Mobile phone contracts are a form of debt, and paying back debt makes credit worthiness. Back to the chicken and egg things. Unfortunately, to get a good credit rating, you need to get yourself debt and pay it back. But you can’t get credit unless you first have a credit rating.
I wouldn’t want to suggest a car loan or any other forms of debts, because debts means interest, and interest means lost money. I fundamentally believe in only one kind of debt, and that is mortgage debt because a property is too expensive to buy out of savings and we all need a place to live. But having said that I do have a phone contract.
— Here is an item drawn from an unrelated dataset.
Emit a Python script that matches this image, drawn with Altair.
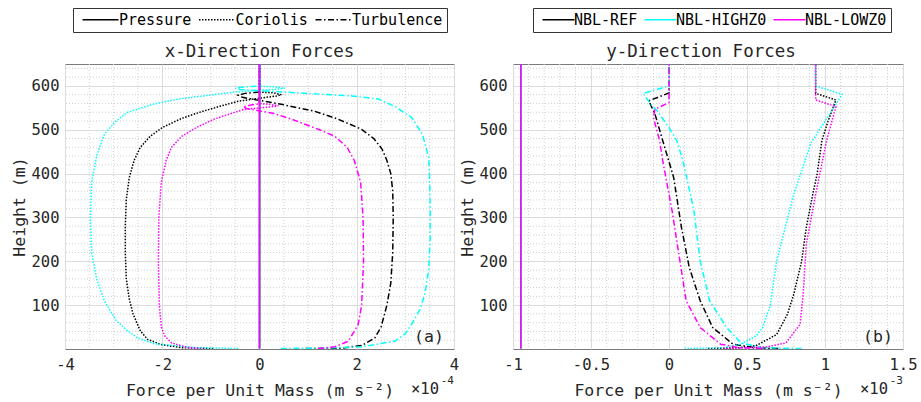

But I think the key point is that we need to think about our children’s credit rating. Let’s not think that because they have additional needs a credit score is not necessary for them. To build their credit rating is no easier or no harder than it is for any other young person, and it will be a key part of their independence. If they are to rent a place in the private sector, they may well need a good credit rating. If we want our children to have some financial independence, then planning so they have access to credit plans for phones or, possibly, a mortgage is part of that.
I have started to build my daughter’s credit rating by helping her open her own bank account. Obviously the plan is to keep building on this – maybe I can pass on one of those direct debits I don’t like to her, like the electricity! But seriously I want her to participate in society, not be a passenger.